Hay algo de la lógica de las burbujas que tampoco se termina de entender. Se supone que funcionan para limitar los contactos y para que alumnos y docentes se muevan dentro de un entorno libre de coronavirus. Pero cada chico interactúa con su familia, convive con hermanos que están en otras burbujas, van a básquet, a baile o a patín. Como pasó en la cuarentena, hay cosas que no parecen tener lógica aparente y, sin embargo, es muy difícil discutirlas. Una socióloga turca (Zeynep Tufekci) introdujo un concepto que se debate mucho en Europa: el “teatro pandémico”. Alude a medidas que ofrecen una falsa sensación de seguridad, que son inútiles o hasta contraproducentes, como lo fue en su momento la prohibición de que los chicos salieran a tomar aire en las plazas.
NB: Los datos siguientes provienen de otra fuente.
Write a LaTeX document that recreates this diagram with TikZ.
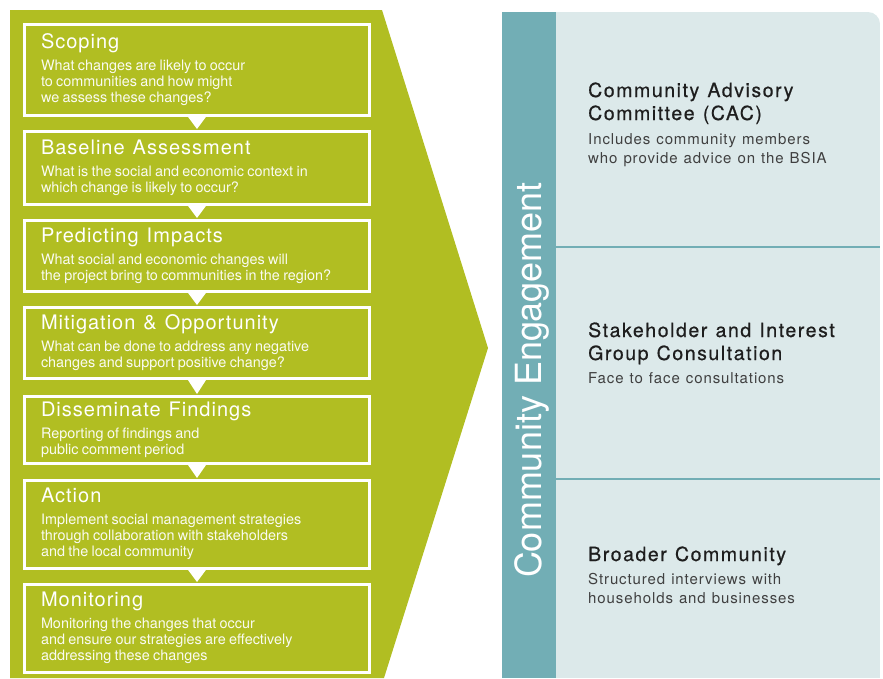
\documentclass[tikz,border=0pt]{standalone}
\usepackage{fontspec}
\setmainfont{TeX Gyre Heros}
\newfontfamily\trackedfont[LetterSpace=5]{TeX Gyre Heros}
\newfontfamily\widefont[LetterSpace=8,FakeBold=0.6]{TeX Gyre Heros}
\newfontfamily\spacedfont[LetterSpace=6]{TeX Gyre Heros}
\usepackage{tikz}
\usetikzlibrary{positioning,calc}
\definecolor{sialime}{HTML}{B1BE22}
\definecolor{siateal}{HTML}{72AEB5}
\definecolor{siamist}{HTML}{DCE9EA}
\definecolor{siaink}{HTML}{1E1E1E}
\newcommand{\steptitle}{\trackedfont\fontsize{20}{24}\selectfont\spaceskip=0.4em\relax}
\newcommand{\stepdesc}{\fontsize{14.4}{16}\selectfont\color{white!94!sialime}}
\newcommand{\grouptitle}{\widefont\fontsize{19.5}{23}\selectfont\spaceskip=0.42em\relax}
\newcommand{\groupdesc}{\spacedfont\fontsize{15}{18.5}\selectfont\spaceskip=0.4em\relax\color{siaink!85}}
\tikzset{stepbox/.style={draw=white, line width=3pt, minimum width=345pt, text width=312pt, inner xsep=16.5pt, inner ysep=0pt, align=left, text=white, anchor=center}}
\tikzset{grouptext/.style={anchor=base west, text width=285pt, inner sep=0pt, align=left, text=siaink}}
\tikzset{flowtip/.style={fill=white}}

\begin{document}
\begin{tikzpicture}[x=1pt,y=-1pt]
\useasboundingbox (0,0) rectangle (883,678);
	\fill[sialime] (10,10) -- (382,10) -- (488,348) -- (384,678) -- (10,678) -- cycle;
	\fill[siateal] (502,12) rectangle (556,678);
	\fill[siamist] (556,12) rectangle (868,678);
	\fill[siamist] (556,24) rectangle (880,678);
	\fill[siamist] (868,24) circle[radius=12pt];
	\draw[siateal, line width=1.5pt] (556,247) -- (880,247);
	\draw[siateal, line width=1.5pt] (556,479) -- (880,479);
\begin{scope}[every node/.style={stepbox}]
	\node[minimum height=91pt] at (197, 69.5) (scope) {{\steptitle Scoping\par}\vskip6pt
		{\stepdesc What changes are likely to occur\\to communities and how might\\we assess these changes?\par}};
	\node[minimum height=73pt] at (197, 167.5) (base) {{\steptitle Baseline Assessment\par}\vskip6pt
		{\stepdesc What is the social and economic context in\\which change is likely to occur?\par}};
	\node[minimum height=71pt] at (197, 255.5) (pred) {{\steptitle Predicting Impacts\par}\vskip6pt
		{\stepdesc What social and economic changes will\\the project bring to communities in the region?\par}};
	\node[minimum height=71pt] at (197, 342.5) (mitig) {{\steptitle Mitigation \& Opportunity\par}\vskip6pt
		{\stepdesc What can be done to address any negative\\changes and support positive change?\par}};
	\node[minimum height=67pt] at (197, 429.5) (dissem) {{\steptitle Disseminate Findings\par}\vskip6pt
		{\stepdesc Reporting of findings and\\public comment period\par}};
	\node[minimum height=88pt] at (197, 524) (action) {{\steptitle Action\par}\vskip6pt
		{\stepdesc Implement social management strategies\\through collaboration with stakeholders\\and the local community\par}};
	\node[minimum height=88pt] at (197, 628) (monit) {{\steptitle Monitoring\par}\vskip6pt
		{\stepdesc Monitoring the changes that occur\\and ensure our strategies are effectively\\addressing these changes\par}};
\end{scope}
	\foreach \a/\b in {scope/base, base/pred, pred/mitig, mitig/dissem, dissem/action, action/monit}
		\fill[flowtip] ($(\a.south)+(-10,-1)$) -- ($(\a.south)+(10,-1)$) -- ($(\b.north)+(0,-0.5)$) -- cycle;

	\node[rotate=90, anchor=base, inner sep=0pt, text=white, font=\fontsize{36}{40}\selectfont] at (541,380) (engage) {Community Engagement};

	\node[grouptext] at (588,97) (cac) {{\grouptitle Community Advisory\\Committee (CAC)\par}\vskip6pt
		{\groupdesc Includes community members\\who provide advice on the BSIA\par}};
	\node[grouptext] at (588,337) (consult) {{\grouptitle Stakeholder and Interest\\Group Consultation\par}\vskip5pt
		{\groupdesc Face to face consultations\par}};
	\node[grouptext] at (588,561) (broad) {{\grouptitle Broader Community\par}\vskip5pt
		{\groupdesc Structured interviews with\\households and businesses\par}};
\end{tikzpicture}
\end{document}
Más allá del nombre desafortunado, tal vez las burbujas tengan alguna utilidad. No nos neguemos, sin embargo, a ponerlo en tela de juicio, a revisarlo y discutirlo.
Si solo se trata de achicar grupos para garantizar el distanciamiento, eso no es una burbuja, es un curso reducido. Y si lo que se necesita es más lugar para asegurar la distancia, habría que haber buscado clubes, gimnasios municipales, iglesias o bibliotecas para ampliar los espacios escolares. Hasta se podrían utilizar sectores de la vía pública. Si se les ha permitido a bares y restaurantes, ¿por qué no a las escuelas?
Quizá haga falta salir de nuestras propias burbujas mentales para pensar modelos más eficientes, menos improvisados y menos peligrosos para una generación de chicos a los que la pandemia ya les ha cargado una mochila muy pesada. Para sociedades, gobiernos e individuos, vivir en una burbuja siempre ha sido peligroso.